Big drum roll please for the latest in hen-rounding-up equipment, the Apollo Universal Generation 2 Chicken Harvester, apparently soon to be deployed for use by a major UK chicken meat manufacturer.

By all accounts, this is indeed the most humane mechanical way to “harvest” hens. This is essentially a shed-wide machine that gradually forces the soon-to-be Ex-Hens into a reduced area and then lifts them onto rubberised conveyor belts, which funnels them along neatly until they are deposited in transport cages at the rear. Have a look for yourself (here’s a link to the Apollo video on YouTube) and see what you think. I did.

Admittedly I am not well-versed in pre-slaughter mechanics, so I am unable to do a pre-Apollo comparison. But something is sticking in my throat like a piece of microwaved chicken nugget. Maybe it was the slightly cheery soundtrack that overlaid the visuals, or perhaps it was the sheer size of this beast (for the Apollo Universal is quite a beast), but my initial reaction, as those of you who follow me on Twitter will know, was, “Sick, appalled, angry, sad” and for good measure and before I ran out of my 140 characters, “Raise hens in smaller nos. and avoid this.”

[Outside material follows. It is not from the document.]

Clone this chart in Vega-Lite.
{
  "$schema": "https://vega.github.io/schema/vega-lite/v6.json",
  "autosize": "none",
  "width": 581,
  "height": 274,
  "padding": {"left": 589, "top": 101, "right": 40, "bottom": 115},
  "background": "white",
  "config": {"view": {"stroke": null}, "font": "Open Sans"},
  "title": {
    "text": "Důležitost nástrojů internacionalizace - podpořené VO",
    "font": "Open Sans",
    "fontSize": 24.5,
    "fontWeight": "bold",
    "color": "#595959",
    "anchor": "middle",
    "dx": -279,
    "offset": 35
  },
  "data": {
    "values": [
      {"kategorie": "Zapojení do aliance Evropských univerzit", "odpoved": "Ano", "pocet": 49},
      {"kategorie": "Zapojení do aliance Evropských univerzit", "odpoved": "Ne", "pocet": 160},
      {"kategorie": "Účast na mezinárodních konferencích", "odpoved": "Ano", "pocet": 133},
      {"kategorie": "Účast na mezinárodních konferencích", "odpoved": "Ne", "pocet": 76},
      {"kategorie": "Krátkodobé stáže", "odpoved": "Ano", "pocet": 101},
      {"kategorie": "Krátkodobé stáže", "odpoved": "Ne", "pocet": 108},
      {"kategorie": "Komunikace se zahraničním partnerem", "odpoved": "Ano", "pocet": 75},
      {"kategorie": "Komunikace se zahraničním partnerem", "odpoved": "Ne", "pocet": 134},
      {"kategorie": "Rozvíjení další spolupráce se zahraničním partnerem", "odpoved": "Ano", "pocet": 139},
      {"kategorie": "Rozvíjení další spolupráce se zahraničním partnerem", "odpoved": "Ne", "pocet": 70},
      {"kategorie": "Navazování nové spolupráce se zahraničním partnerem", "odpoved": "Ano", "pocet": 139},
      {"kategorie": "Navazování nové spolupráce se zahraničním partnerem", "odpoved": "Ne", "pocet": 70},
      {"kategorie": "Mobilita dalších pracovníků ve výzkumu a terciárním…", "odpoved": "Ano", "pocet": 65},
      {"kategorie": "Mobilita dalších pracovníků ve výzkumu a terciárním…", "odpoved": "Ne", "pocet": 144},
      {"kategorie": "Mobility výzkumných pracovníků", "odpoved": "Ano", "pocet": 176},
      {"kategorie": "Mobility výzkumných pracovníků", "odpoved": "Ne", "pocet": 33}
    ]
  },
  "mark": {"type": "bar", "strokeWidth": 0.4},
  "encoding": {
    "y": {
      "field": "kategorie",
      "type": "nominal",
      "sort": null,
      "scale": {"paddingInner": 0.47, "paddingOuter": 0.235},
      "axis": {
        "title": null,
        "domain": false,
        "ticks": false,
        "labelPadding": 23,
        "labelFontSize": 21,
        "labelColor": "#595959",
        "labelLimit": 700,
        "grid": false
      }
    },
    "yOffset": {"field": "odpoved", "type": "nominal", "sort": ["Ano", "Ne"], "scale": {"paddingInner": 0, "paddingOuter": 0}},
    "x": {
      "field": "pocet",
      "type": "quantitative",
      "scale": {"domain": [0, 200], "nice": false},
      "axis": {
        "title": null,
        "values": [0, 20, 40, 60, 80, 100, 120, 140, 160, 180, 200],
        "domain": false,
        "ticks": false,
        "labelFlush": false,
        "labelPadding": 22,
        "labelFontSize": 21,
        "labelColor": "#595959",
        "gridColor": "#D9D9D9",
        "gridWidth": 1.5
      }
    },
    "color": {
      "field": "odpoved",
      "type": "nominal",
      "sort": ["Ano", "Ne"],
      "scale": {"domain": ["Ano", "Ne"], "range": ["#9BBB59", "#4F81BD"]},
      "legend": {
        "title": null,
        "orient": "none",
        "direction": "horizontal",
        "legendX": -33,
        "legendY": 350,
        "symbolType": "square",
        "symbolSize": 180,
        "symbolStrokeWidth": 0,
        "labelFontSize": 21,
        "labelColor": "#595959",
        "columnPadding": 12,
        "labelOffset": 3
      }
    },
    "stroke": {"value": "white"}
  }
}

For this is what has really made me reel… only need a vast pre-slaughter scooper-upper if you raise chickens in vast, uncatchable numbers. These are not ears of wheat or early potatoes we are discussing, but living, sentient creatures who would not in any other circumstances find themselves amassed in such big groups. Yes, chickens are flock animals and may feel stress if deprived of other chicken company, but that doesn’t mean farmers should expect them to live in groups so big that no real whole-flock bonding can occur. Hens in the wild don’t live in flocks of 10,000 after all. So to cram them together cheek-by-wattles in such vast numbers is wholly unnatural, and thus inhumane.

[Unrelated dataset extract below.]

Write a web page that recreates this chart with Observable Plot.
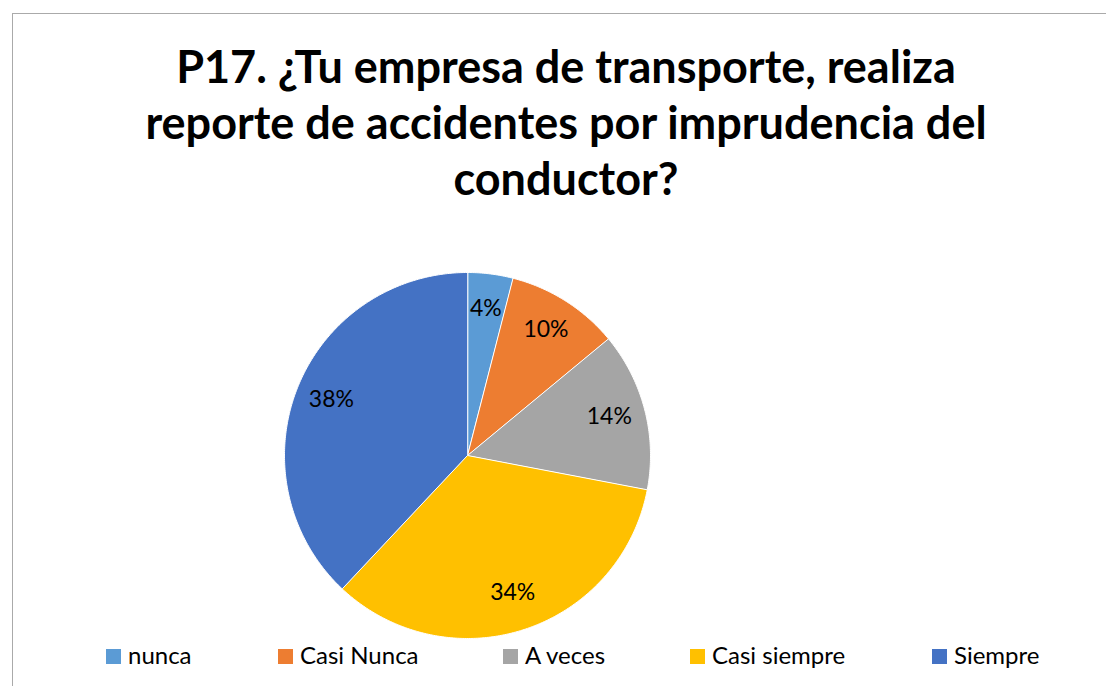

For now, the new-generation Apollo Universal may be on a mission towards higher pre-slaughter welfare – no doubt those who deploy it believe it to be a better, kinder product. But whether you think the new Apollo appealing – or appalling – depends largely on your relationship with animals and food production. For my conscience, though, until hens are farmed in smaller, more manageable, less-gargantuan-sized flocks, the Apollo and its successors will remain very much on the dark side of the moon.